Então, a questão que levantamos é: existe esse psicológico fora de uma relação? Se o atacante do Fluminense não acreditasse no processo com a psicóloga do clube, se ele não confiasse no trabalho que se dá no campo (e aqui não nos referimos ao campo de jogo, mas ao campo relacional), será que bastaria ele imaginar, que o gol iria sair? Não estamos aqui descartando, é claro, o trabalho feito nos treinos físicos e táticos, mas, se apenas pensar no gol fosse suficiente, qualquer um poderia fazê-lo, não é? Estamos, menos ainda, desqualificando qualquer recurso técnico utilizado pela psicóloga de acordo com as abordagens oriundas de estudos e pesquisas nessa área. O que estamos querendo colocar é que, para além do próprio esforço do atleta, a confiança na relação profissional, a aposta no trabalho com a psicóloga foram pontos chave para que ele ganhasse confiança. Seria ilusório dizer que o gol saiu exclusivamente pela técnica de mentalização aplicada, assim como seria leviano descartá-la totalmente do mérito no gol.
Sabemos que poucos times da séria A do Brasileirão contam com uma/um profissional de psicologia em seu plantel. Em 2019, apenas 8 clubes, entre os 20, dispunham desse trabalho. Sabemos também a enorme pressão que um atleta sofre dentro e fora de campo. Nesse sentido, a ideia de uma mente “forte” ou “fraca” constitui-se em um reducionismo, visto que são múltiplos os fatores que atravessam esse campo (sem trocadilhos) e afetam o rendimento dos atletas. Aliado a isso, mesmo em pleno século XXI, ainda há um preconceito muito grande, e não apenas no esporte, com a atuação da psicologia. Não é raro que ela seja considerada somente em situações extremas ou de adoecimento instalado.
A importância do reconhecimento da psicologia pelos clubes de futebol pode legitimar a noção de que o trabalho não deve se dar só em partes, mas sim privilegiar um todo. Isso inclui treinamentos táticos, físicos, nutrição, fisiologia, interação social, família, torcida, remuneração, bom ambiente de trabalho, enfim, toda vivência que afeta a vida do atleta e que acontece de forma integrada e não dicotomizada. Portanto, mais que um simples elogio, a declaração de Caio traz a público a força de um trabalho diário de afirmação de potências, de acolhimento aos temores, de desenvolvimento de recursos e, sobretudo, de reconhecimento de si mesmo em relação ao mundo.

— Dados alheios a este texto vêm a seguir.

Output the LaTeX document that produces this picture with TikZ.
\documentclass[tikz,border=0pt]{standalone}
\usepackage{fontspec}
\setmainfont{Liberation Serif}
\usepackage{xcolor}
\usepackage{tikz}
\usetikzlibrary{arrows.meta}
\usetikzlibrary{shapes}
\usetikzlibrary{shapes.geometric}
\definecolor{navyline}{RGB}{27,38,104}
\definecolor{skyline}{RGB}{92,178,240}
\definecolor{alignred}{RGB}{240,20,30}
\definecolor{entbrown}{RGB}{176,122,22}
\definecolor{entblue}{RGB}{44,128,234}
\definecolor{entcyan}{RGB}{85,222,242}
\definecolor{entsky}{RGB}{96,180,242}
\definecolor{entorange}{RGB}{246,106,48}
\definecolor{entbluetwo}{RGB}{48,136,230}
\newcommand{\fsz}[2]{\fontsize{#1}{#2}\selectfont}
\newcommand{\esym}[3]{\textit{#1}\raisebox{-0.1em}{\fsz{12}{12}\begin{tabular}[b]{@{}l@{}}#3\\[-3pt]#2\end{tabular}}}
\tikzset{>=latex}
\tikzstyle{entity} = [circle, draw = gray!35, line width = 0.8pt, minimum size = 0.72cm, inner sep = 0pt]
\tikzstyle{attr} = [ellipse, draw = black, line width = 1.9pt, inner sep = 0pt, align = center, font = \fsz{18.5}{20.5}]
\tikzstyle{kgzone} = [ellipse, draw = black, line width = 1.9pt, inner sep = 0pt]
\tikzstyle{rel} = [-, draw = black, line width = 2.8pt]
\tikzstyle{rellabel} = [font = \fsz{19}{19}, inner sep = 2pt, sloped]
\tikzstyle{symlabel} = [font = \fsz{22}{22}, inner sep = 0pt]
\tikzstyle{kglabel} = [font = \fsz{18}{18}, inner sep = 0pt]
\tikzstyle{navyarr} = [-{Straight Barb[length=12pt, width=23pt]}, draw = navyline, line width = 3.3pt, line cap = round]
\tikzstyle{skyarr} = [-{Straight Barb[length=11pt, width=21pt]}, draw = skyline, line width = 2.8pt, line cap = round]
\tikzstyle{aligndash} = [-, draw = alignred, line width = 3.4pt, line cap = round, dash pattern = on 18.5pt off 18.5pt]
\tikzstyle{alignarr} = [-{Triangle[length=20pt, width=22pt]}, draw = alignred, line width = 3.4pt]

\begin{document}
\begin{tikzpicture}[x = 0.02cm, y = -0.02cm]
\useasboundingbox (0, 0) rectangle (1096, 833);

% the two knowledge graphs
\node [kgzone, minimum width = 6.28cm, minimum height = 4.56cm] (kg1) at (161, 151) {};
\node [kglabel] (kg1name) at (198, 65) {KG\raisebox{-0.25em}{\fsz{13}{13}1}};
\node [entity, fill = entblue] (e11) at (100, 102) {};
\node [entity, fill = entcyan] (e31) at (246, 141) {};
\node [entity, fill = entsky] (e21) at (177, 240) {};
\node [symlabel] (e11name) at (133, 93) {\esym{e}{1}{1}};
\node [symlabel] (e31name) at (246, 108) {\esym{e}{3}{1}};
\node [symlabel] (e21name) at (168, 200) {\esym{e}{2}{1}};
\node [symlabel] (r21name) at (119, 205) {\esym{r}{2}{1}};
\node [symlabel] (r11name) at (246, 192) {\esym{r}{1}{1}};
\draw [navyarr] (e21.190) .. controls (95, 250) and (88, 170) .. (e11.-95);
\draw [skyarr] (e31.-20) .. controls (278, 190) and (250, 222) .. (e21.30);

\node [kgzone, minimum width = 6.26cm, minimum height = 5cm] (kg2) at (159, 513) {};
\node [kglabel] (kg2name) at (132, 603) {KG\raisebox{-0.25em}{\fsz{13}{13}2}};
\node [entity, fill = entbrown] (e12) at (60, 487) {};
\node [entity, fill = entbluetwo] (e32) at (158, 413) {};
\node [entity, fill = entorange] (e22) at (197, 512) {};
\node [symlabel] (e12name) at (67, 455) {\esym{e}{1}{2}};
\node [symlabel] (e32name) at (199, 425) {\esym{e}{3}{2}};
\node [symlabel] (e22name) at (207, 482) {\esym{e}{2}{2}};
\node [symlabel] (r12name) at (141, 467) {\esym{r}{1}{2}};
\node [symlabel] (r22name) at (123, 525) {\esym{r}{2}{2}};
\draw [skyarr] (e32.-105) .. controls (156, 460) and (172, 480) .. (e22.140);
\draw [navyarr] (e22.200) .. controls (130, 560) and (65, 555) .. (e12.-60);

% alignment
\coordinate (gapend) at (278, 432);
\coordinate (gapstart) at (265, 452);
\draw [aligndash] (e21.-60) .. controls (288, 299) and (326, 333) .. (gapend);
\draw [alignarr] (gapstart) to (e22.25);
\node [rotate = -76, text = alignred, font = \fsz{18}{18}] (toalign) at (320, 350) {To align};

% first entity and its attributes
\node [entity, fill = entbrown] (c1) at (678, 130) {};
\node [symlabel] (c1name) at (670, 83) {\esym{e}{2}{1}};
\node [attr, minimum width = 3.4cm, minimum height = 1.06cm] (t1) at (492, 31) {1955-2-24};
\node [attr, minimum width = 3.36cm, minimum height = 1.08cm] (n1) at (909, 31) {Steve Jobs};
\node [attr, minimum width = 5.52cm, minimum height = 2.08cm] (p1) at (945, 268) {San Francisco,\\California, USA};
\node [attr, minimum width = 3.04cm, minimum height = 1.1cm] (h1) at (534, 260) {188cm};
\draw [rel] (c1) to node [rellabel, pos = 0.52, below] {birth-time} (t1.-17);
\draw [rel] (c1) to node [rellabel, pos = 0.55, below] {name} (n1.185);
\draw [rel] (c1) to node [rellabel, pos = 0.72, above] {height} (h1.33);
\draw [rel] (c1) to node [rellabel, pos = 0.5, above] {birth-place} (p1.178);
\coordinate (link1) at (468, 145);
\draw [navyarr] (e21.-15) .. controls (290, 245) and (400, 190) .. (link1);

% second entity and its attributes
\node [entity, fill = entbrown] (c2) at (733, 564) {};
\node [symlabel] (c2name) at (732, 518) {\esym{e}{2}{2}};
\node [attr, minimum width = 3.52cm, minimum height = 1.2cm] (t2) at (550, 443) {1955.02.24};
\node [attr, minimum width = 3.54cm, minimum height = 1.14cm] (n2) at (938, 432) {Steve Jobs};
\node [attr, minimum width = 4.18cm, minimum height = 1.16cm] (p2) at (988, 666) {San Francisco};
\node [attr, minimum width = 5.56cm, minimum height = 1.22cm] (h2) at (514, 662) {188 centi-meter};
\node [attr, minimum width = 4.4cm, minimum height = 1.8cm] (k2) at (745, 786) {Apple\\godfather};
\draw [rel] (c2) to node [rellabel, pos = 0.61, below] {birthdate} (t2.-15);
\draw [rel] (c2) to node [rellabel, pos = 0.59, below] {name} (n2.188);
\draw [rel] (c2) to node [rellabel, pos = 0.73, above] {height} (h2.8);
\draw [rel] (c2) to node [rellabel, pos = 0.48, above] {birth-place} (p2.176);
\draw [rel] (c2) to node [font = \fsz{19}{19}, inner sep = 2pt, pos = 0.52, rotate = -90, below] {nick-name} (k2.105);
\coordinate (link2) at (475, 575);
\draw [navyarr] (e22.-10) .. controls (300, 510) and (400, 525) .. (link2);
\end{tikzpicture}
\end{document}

Assim, o tal psicológico acontece num campo de forças coletivas e não sozinho como, às vezes, parece ser. Vimos, por exemplo, excelentes atletas perderem um pênalti, bem como jovens estreantes acertarem de primeira. Podemos atribuir apenas ao psicológico? Podemos excluir fatores como condicionamento físico, treinamento, vontade de bater, salários em dia, questões familiares, questões políticas, dentre outros?

Acreditamos que, nesse contexto, colocar na conta do psicológico o que não conseguimos discutir de forma ampla pode ser tanto uma injustiça, quanto uma estratégia de invisibilizar outros problemas mais indigestos. Antes de culpar “o psicológico”, que tal dar uma olhadinha no que está em volta? Antes de criticar o psicológico do seu time, que tal procurar saber se, de fato, há um profissional da psicologia atuando no seu clube?
Se o psicológico fosse uma entidade autônoma, coitado dele! Viver sendo cobrado, enquanto a verdadeira cobrança por um trabalho sério da psicologia é sempre jogada para escanteio e esquecida pela imprensa, comissão técnica, torcida, atletas… A questão do futebol e o psicológico não é um embate entre duas entidades, mas sim uma aproximação de áreas que devem dialogar como um todo. Afinal, retomando nossa indagação inicial, o psicológico se constitui numa rede de relações que inclui pessoas, objetos, procedimentos, enfim, processos de vida que acontecem num movimento incessante. Destacar uma parte e tomá-la como todo empobrece a questão. Afinal, como no futebol, um jogador, isoladamente, não ganha um jogo. É preciso trocar passes e manter a bola rolando para o melhor resultado. Parafraseando o poeta João Cabral de Melo Neto, “Um galo sozinho não tece uma manhã”. Então, vamos deixar o tal psicológico vestir a camisa do time e integrar a equipe. Quem sabe assim o jogo não fica mais interessante?